I’ve always been a fairly private person and even though I started dabbling in blogging around the release of my first book, marketing absolutely terrified me. I attempted putting together some kind of blog tour but after the past two years of soliciting reviews from book bloggers and sending out close to a thousand emails, I only have about thirty reviews to show for it. Thirty. That’s the reality of being an indie author. You will work your ass off and the profit will be minuscule or sometimes even nonexistent. Luckily though I never let these things get in my way and my main focus was always on writing. Seven months after I published my first novel, I published my second, the third draft of which was already complete by the time I published The Things They Didn’t Bury. This time around I did absolutely no marketing and didn’t solicit a single review. I guess I just had my fingers crossed that that myth about 2 being the magic number would hold true. It didn’t.
But I was still writing. Even though no one was actually reading my books I was still writing. One of the things I’m really proud of as I look back on my writing journey over these past couple of years is my ability to put the blinders on and just keep working. It’s a necessary trait of every good artist because staying focused on the present moment is really the only way to finish. And finishing is what separates the dreamers from the doers. I’ve always been a dreamer but I’ve also always been a doer, which is why my unrealistic expectations didn’t cripple me like they could have. Instead I looked at every month that went by where I didn’t sell a copy of my novels as just one month closer to the day I would.
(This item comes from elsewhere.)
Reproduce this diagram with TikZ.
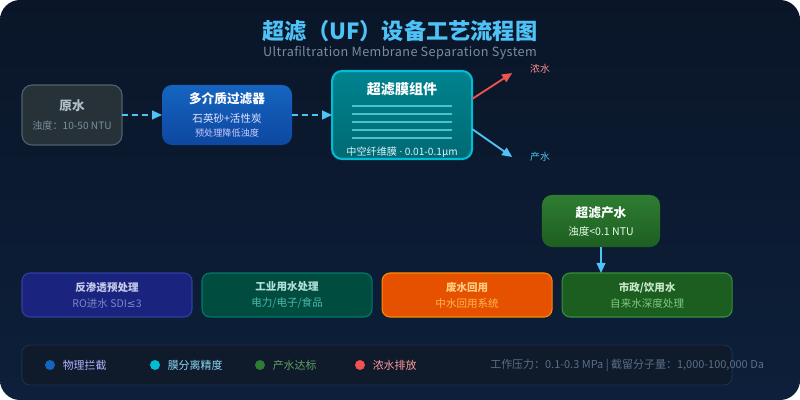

In my first 2 years of self-publishing I have sold less than a hundred copies of my novels. And unless you are extremely lucky (as in win the lottery, get struck by lightning, survived a near death experience more than once lucky) your experience will probably be pretty similar. The good news is, after everything I’ve learned, I still believe that hard work and patience will always be rewarded. Maybe not in the way we want or expect but I believe that always doing your best is the quickest way to success. So what does all of this mean for anyone considering self-publishing? It means don’t be an ignorant fool. It means that for a while you are going to have to erase all of your expectations and find something else to motivate you every day other than financial freedom. And most importantly it means that we shouldn’t believe in things as insubstantial as luck, but instead we should choose to believe in one thing and one thing only–ourselves.
But don’t stop dreaming and don’t stop hoping. I still haven’t. After selling less than a hundred copies I still hope every day that things will take a turn for the better. But I also don’t rely on that hope. Instead I rely on myself, on my hard work, on my passion, on my drive. In 567 days I have yet to take over the world but despite my more realistic expectations these days, I hope and I know that that doesn’t mean I never will.